Met de walvisbus op trot

Dagelijks rijdt de walvisbus van school naar school. Zingend, roepend en springend van plezier staren de kinderen naar het water dat uit zijn kop spuit. Onderweg naar de bus, in de gangen van de school, over de speelplaats, op straat klinkt het “walvisliedje” …

Walvis, walvis, lieve vis,
ik wil dat je mond nu open is!!

En dan knijpen ze hun vuistjes krachtig samen, nemen een ‘alsof’ slok water uit de ‘alsof’ zee en scanderen de spreuk om de deur van de walvisbus open te toveren. Mensen op straat kijken glimlachend toe. De boodschappentas gaat tegen de grond, de tijd staat even stil Niemand kan weerstaan aan zoveel lieftallig kindergeweld.

In de bus moedigen de kinderen bange Marc aan, Marc die bang is van zwemmen … je moet het gewoon doen! Je moet zwembandjes aandoen! Je moet het proberen! Je moet niet bang zijn!

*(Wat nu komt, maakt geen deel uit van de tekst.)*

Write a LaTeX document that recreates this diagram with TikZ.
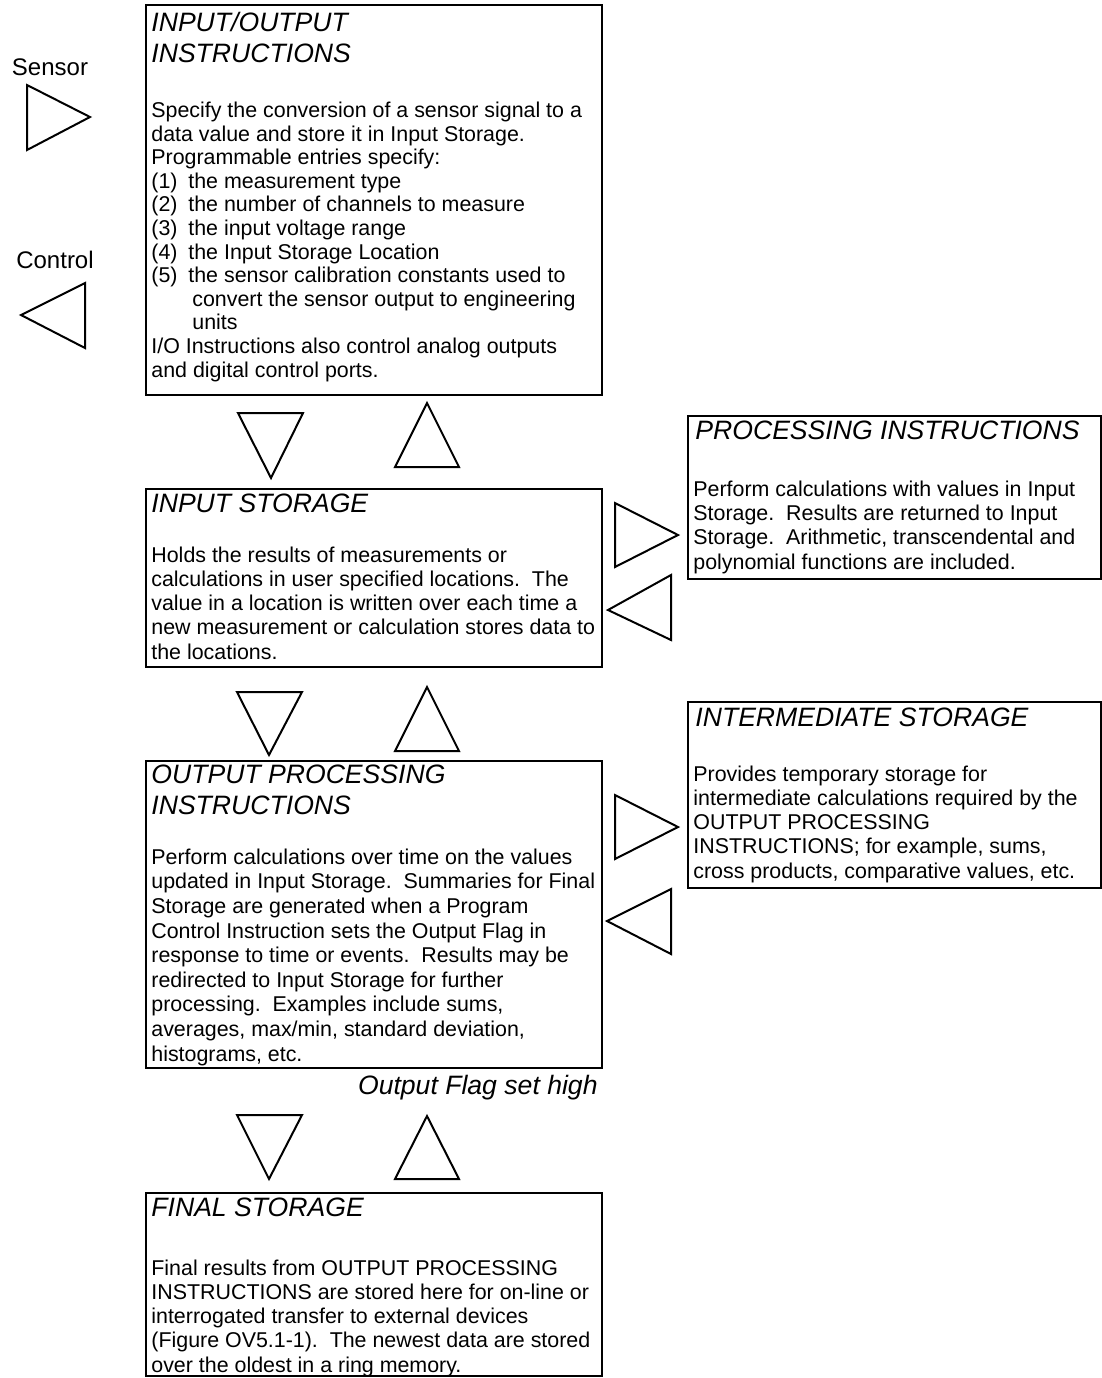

Zo gauw de mossel aan het woord komt springt er wel eentje op mijn schoot. Ze moeten niks hebben van dit zure, ongezellige beest dat alleen maar boos en negatief is en alles ‘belachelijk’ vindt.

Stomme mossel! Ga weg!

En dan dobberen ze in stoet terug naar de klas. Alles spettert, glanst en glundert van plezier. Mag ik nog een keer?, vraagt een kleuter me hoopvol, alsof het een kermisattractie was waarbij hij de flosj heeft kunnen pakken en dus recht heeft op een extra rit.

Van walvis naar mier

Nog twee dagen ‘bussen’, daarna begin ik te ‘mieren’. De repetities voor Het vertrek van de mier zijn volop aan de gang. Ik duik af en toe nog es in het originele boekje van Tellegen. Bij de bewerkte tekst voor de voorstelling heb je het beeld nodig. Zolang ik de repetities nog niet kan volgen, maakt mijn hoofd zijn eigen beelden. Ik ben ervan overtuigd dat de beelden die Guy Cassiers en Tim Van Steenbergen in hun hoofd hebben, véél rijker zullen zijn. Daarop baseer ik me om het lesmateriaal te maken en dan plan ik een nieuwe toer langs de scholen, niet met een walvis deze keer, maar met een mier.